Return each line of the data below verbatim; pictures are to be left out.
________________________________________
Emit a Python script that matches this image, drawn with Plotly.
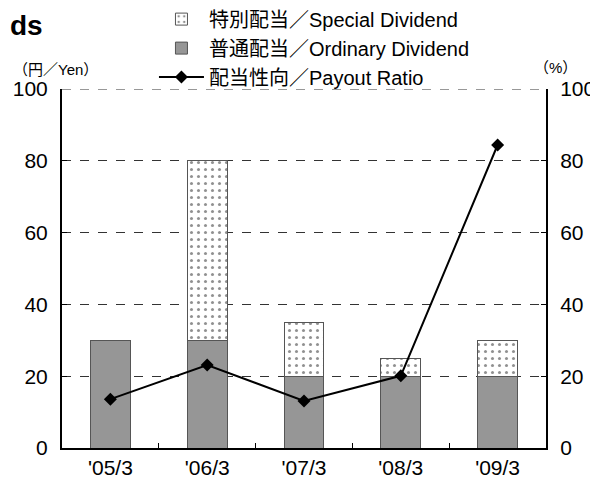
import plotly.graph_objects as go

categories = ["'05/3", "'06/3", "'07/3", "'08/3", "'09/3"]
ordinary_dividend = [30, 30, 20, 20, 20]
special_dividend = [0, 50, 15, 5, 10]
payout_ratio = [13.6, 23.1, 13.1, 20.1, 84.4]

FONT = "Liberation Sans, Arial, Noto Sans CJK JP, sans-serif"

fig = go.Figure()
fig.add_trace(go.Bar(
    x=categories, y=ordinary_dividend, name="普通配当／Ordinary Dividend",
    marker=dict(color="#969696", line=dict(color="#555555", width=1)),
    width=0.41, legendrank=2,
))
fig.add_trace(go.Bar(
    x=categories, y=special_dividend, name="特別配当／Special Dividend",
    marker=dict(color="white", line=dict(color="#555555", width=1),
                pattern=dict(shape=".", fgcolor="#222222", bgcolor="white", size=7, solidity=0.15)),
    width=0.41, legendrank=1,
))
fig.add_trace(go.Scatter(
    x=categories, y=payout_ratio, name="配当性向／Payout Ratio", yaxis="y2",
    mode="lines+markers", line=dict(color="black", width=2),
    marker=dict(symbol="diamond", size=10, color="black"), legendrank=3,
))

axis_common = dict(range=[0, 100], dtick=20, ticks="inside", ticklen=5, tickwidth=1,
                   tickcolor="black", showline=True, linecolor="black", linewidth=2,
                   tickfont=dict(size=21, color="black", family=FONT), zeroline=False,
                   ticklabelstandoff=8)

fig.update_layout(
    width=590, height=482,
    margin=dict(l=54, r=52, t=81, b=42, autoexpand=False),
    plot_bgcolor="white", paper_bgcolor="white",
    barmode="stack", bargap=0.59,
    font=dict(family=FONT, color="black"),
    showlegend=True,
    legend=dict(x=0.19, y=1.249, xanchor="left", yanchor="top", traceorder="normal",
                font=dict(size=20, family=FONT), itemwidth=45, tracegroupgap=0,
                bgcolor="rgba(0,0,0,0)"),
    xaxis=dict(showline=True, linecolor="black", linewidth=2, ticks="inside",
               tickson="boundaries", ticklen=5, tickcolor="black",
               tickfont=dict(size=21, color="black", family=FONT)),
    yaxis=dict(**axis_common, showgrid=True, gridcolor="#333333", gridwidth=1, griddash="dash"),
    yaxis2=dict(**axis_common, overlaying="y", side="right", showgrid=False),
    shapes=[dict(type="line", xref="paper", yref="y", x0=0, x1=1, y0=100, y1=100,
                 line=dict(color="#333333", width=1, dash="dash"))],
    annotations=[
        dict(text="<b>ds</b>", xref="paper", yref="paper", x=-0.112, y=1.2256,
             xanchor="left", yanchor="top", showarrow=False,
             font=dict(size=28, family=FONT, color="black")),
        dict(text="（円／Yen）", xref="paper", yref="paper", x=-0.106, y=1.055,
             xanchor="left", yanchor="middle", showarrow=False,
             font=dict(size=15, family=FONT, color="black")),
        dict(text="（%）", xref="paper", yref="paper", x=1.02, y=1.06,
             xanchor="center", yanchor="middle", showarrow=False,
             font=dict(size=15, family=FONT, color="black")),
    ],
)

fig.write_html("out.html")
________________________________________
(Exercise answer)
Emit a Python script that matches this image, drawn with Plotly.
import plotly.graph_objects as go

categories = ["'05/3", "'06/3", "'07/3", "'08/3", "'09/3"]
ordinary_dividend = [30, 30, 20, 20, 20]
special_dividend = [0, 50, 15, 5, 10]
payout_ratio = [13.6, 23.1, 13.1, 20.1, 84.4]

FONT = "Liberation Sans, Arial, Noto Sans CJK JP, sans-serif"

fig = go.Figure()
fig.add_trace(go.Bar(
    x=categories, y=ordinary_dividend, name="普通配当／Ordinary Dividend",
    marker=dict(color="#969696", line=dict(color="#555555", width=1)),
    width=0.41, legendrank=2,
))
fig.add_trace(go.Bar(
    x=categories, y=special_dividend, name="特別配当／Special Dividend",
    marker=dict(color="white", line=dict(color="#555555", width=1),
                pattern=dict(shape=".", fgcolor="#222222", bgcolor="white", size=7, solidity=0.15)),
    width=0.41, legendrank=1,
))
fig.add_trace(go.Scatter(
    x=categories, y=payout_ratio, name="配当性向／Payout Ratio", yaxis="y2",
    mode="lines+markers", line=dict(color="black", width=2),
    marker=dict(symbol="diamond", size=10, color="black"), legendrank=3,
))

axis_common = dict(range=[0, 100], dtick=20, ticks="inside", ticklen=5, tickwidth=1,
                   tickcolor="black", showline=True, linecolor="black", linewidth=2,
                   tickfont=dict(size=21, color="black", family=FONT), zeroline=False,
                   ticklabelstandoff=8)

fig.update_layout(
    width=590, height=482,
    margin=dict(l=54, r=52, t=81, b=42, autoexpand=False),
    plot_bgcolor="white", paper_bgcolor="white",
    barmode="stack", bargap=0.59,
    font=dict(family=FONT, color="black"),
    showlegend=True,
    legend=dict(x=0.19, y=1.249, xanchor="left", yanchor="top", traceorder="normal",
                font=dict(size=20, family=FONT), itemwidth=45, tracegroupgap=0,
                bgcolor="rgba(0,0,0,0)"),
    xaxis=dict(showline=True, linecolor="black", linewidth=2, ticks="inside",
               tickson="boundaries", ticklen=5, tickcolor="black",
               tickfont=dict(size=21, color="black", family=FONT)),
    yaxis=dict(**axis_common, showgrid=True, gridcolor="#333333", gridwidth=1, griddash="dash"),
    yaxis2=dict(**axis_common, overlaying="y", side="right", showgrid=False),
    shapes=[dict(type="line", xref="paper", yref="y", x0=0, x1=1, y0=100, y1=100,
                 line=dict(color="#333333", width=1, dash="dash"))],
    annotations=[
        dict(text="<b>ds</b>", xref="paper", yref="paper", x=-0.112, y=1.2256,
             xanchor="left", yanchor="top", showarrow=False,
             font=dict(size=28, family=FONT, color="black")),
        dict(text="（円／Yen）", xref="paper", yref="paper", x=-0.106, y=1.055,
             xanchor="left", yanchor="middle", showarrow=False,
             font=dict(size=15, family=FONT, color="black")),
        dict(text="（%）", xref="paper", yref="paper", x=1.02, y=1.06,
             xanchor="center", yanchor="middle", showarrow=False,
             font=dict(size=15, family=FONT, color="black")),
    ],
)

fig.write_html("out.html")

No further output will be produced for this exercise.